On the first day of the Conservative Party conference in Birmingham, The Telegraph
quoted Cameron as saying that the prospect of higher taxes was very real under the present
regime.
Cameron said: ``We have to ask the question who brought us and our economy to this
position? Who was it that spent and spent and borrowed and borrowed and gave us that
massive budget deficit?
"The answer is our Prime Minister, the then Chancellor, Gordon Brown - and my message
to Gordon Brown is this: You have had your boom and your reputation is now bust.''
The Conservatives announced yesterday their plan for a new Government borrowing
watchdog. The new independent organisation, the Office of Budget Responsibility, would
monitor all public spending and borrowing.
Cameron said it would stop governments running up excessive debts while giving the Bank
of England new powers to rein in reckless lending by banks.

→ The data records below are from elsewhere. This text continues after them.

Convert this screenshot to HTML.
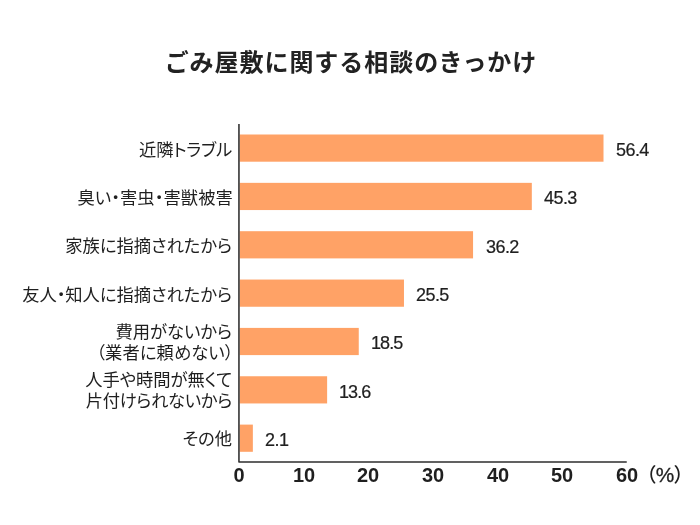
<!DOCTYPE html>
<html lang="ja">
<head>
<meta charset="utf-8">
<title>ごみ屋敷に関する相談のきっかけ</title>
<style>
  html, body { margin: 0; padding: 0; }
  body {
    width: 700px; height: 525px; position: relative; overflow: hidden;
    background: #ffffff;
    font-family: "Liberation Sans", "Noto Sans CJK JP", sans-serif;
    color: #222222;
  }
  .title, .lab, .val, .tick, .unit { will-change: transform; -webkit-font-smoothing: antialiased; }
  svg.chart { position: absolute; left: 0; top: 0; width: 700px; height: 525px; }
  .title {
    position: absolute; left: 0; top: 42.7px; width: 701.9px; height: 40px;
    line-height: 40px; text-align: center;
    font-size: 24px; font-weight: 700; letter-spacing: 0.95px;
    color: #222222; white-space: nowrap;
  }
  .lab {
    position: absolute; right: 468.5px; width: 260px; text-align: right;
    font-size: 17.3px; line-height: 21px; white-space: nowrap;
    font-feature-settings: "palt" 1; color: #1f1f1f;
  }
  .val {
    position: absolute; font-size: 18px; line-height: 20px; height: 20px;
    letter-spacing: -0.55px; -webkit-text-stroke: 0.22px #1f1f1f;
    white-space: nowrap; color: #1f1f1f;
  }
  .tick {
    position: absolute; top: 463.2px; width: 60px; margin-left: -30px; text-align: center;
    font-size: 20px; font-weight: 700; line-height: 24px; color: #1f1f1f; white-space: nowrap;
  }
  .unit {
    position: absolute; left: 646px; top: 462.8px; font-size: 19.5px; line-height: 24px;
    font-weight: 500; color: #1f1f1f; white-space: nowrap; font-feature-settings: "palt" 1;
  }
  .pct { font-size: 20.8px; -webkit-text-stroke: 0.3px #1f1f1f; }
</style>
</head>
<body>
  <svg class="chart" viewBox="0 0 700 525" shape-rendering="geometricPrecision">
    <g fill="#ffa266">
      <rect x="239.7" y="134.50" width="363.80" height="27.2"/>
      <rect x="239.7" y="182.85" width="292.12" height="27.2"/>
      <rect x="239.7" y="231.20" width="233.36" height="27.2"/>
      <rect x="239.7" y="279.55" width="164.27" height="27.2"/>
      <rect x="239.7" y="327.90" width="119.06" height="27.2"/>
      <rect x="239.7" y="376.25" width="87.42" height="27.2"/>
      <rect x="239.7" y="424.60" width="13.16" height="27.2"/>
    </g>
    <polyline points="238.95,124 238.95,461.9 626.75,461.9" fill="none" stroke="#2e2e2e" stroke-width="1.55" stroke-linejoin="round" stroke-linecap="butt"/>
  </svg>

  <div class="title">ごみ屋敷に関する相談のきっかけ</div>

  <div class="lab" style="top:139.7px; letter-spacing:-0.2px; margin-right:-0.9px;">近隣トラブル</div>
  <div class="lab" style="top:187.8px; margin-right:-1.1px; letter-spacing:0.1px;">臭い・害虫・害獣被害</div>
  <div class="lab" style="top:236.1px;">家族に指摘されたから</div>
  <div class="lab" style="top:284.5px;">友人・知人に指摘されたから</div>
  <div class="lab" style="top:321.6px;">費用がないから<br><span style="position:relative; left:1.6px; letter-spacing:0.12px;">（業者に頼めない）</span></div>
  <div class="lab" style="top:370px;">人手や時間が無くて<br><span style="letter-spacing:-0.27px;">片付けられないから</span></div>
  <div class="lab" style="top:429.3px;">その他</div>

  <div class="val" style="left:616px; top:140.0px;">56.4</div>
  <div class="val" style="left:544.3px; top:188.4px;">45.3</div>
  <div class="val" style="left:485.5px; top:236.7px;">36.2</div>
  <div class="val" style="left:416.4px; top:285.1px;">25.5</div>
  <div class="val" style="left:370.6px; top:333.4px; letter-spacing:-0.9px;">18.5</div>
  <div class="val" style="left:338.9px; top:381.8px; letter-spacing:-0.9px;">13.6</div>
  <div class="val" style="left:265.3px; top:430.1px;">2.1</div>

  <div class="tick" style="left:239.3px;">0</div>
  <div class="tick" style="left:303.9px;">10</div>
  <div class="tick" style="left:368.45px;">20</div>
  <div class="tick" style="left:433px;">30</div>
  <div class="tick" style="left:497.6px;">40</div>
  <div class="tick" style="left:562.2px;">50</div>
  <div class="tick" style="left:627.1px;">60</div>
  <div class="unit">（<span class="pct">%</span>）</div>
</body>
</html>
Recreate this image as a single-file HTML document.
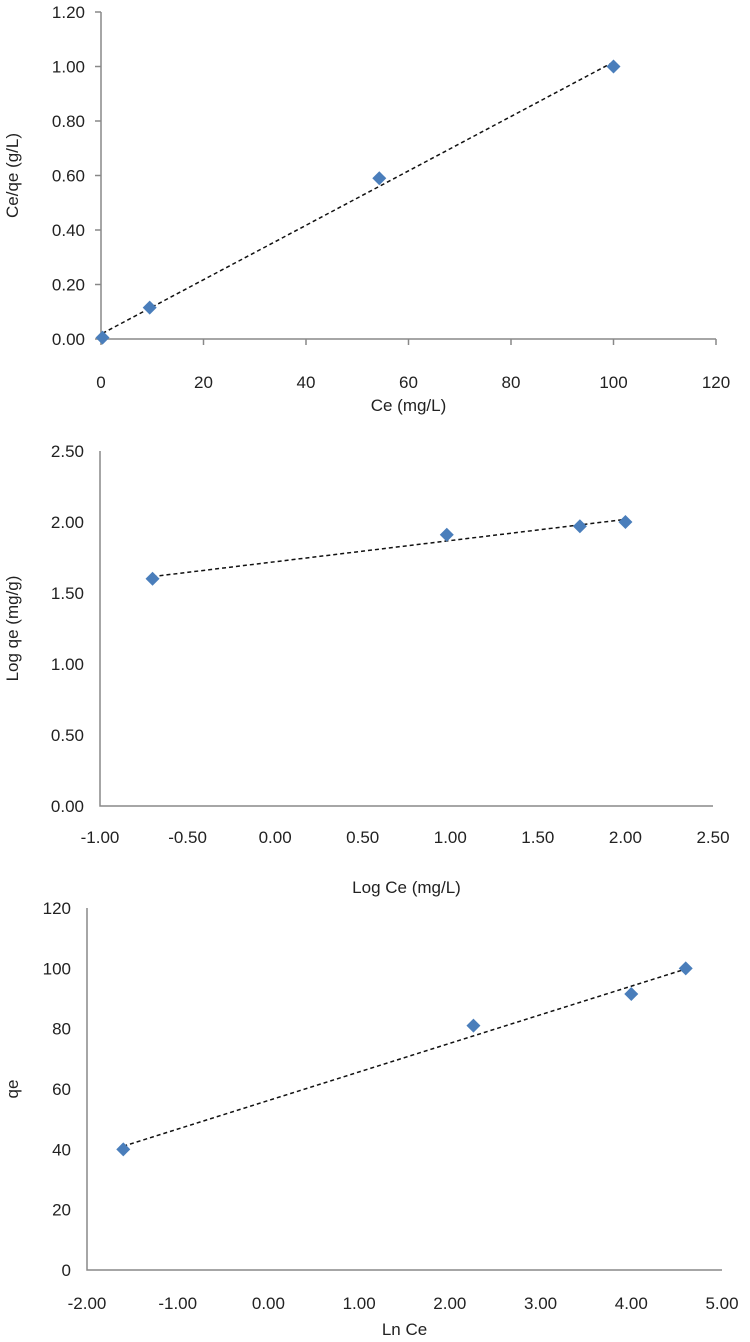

He would also scrap Gordon Brown's discredited fiscal rules which require the
Government to balance the books over the economic cycle and keep state borrowing below 40
per cent of national income.
It would produce economic forecasts, rather than the Chancellor on Budget Day. The body
would not be able to force the Chancellor to act in a certain way but, he would have to
explain to Parliament why he disagrees.
But Labour said that Cameron had no credible ideas about how to deal with the current
turmoil in the markets.
Yvette Cooper, Chief Secretary to the Treasury, told the BBC that Cameron's team
"frankly does not understand the nature of what's at stake here and the nature of the way
in which the financial system is operating under the pressures of the credit crunch''.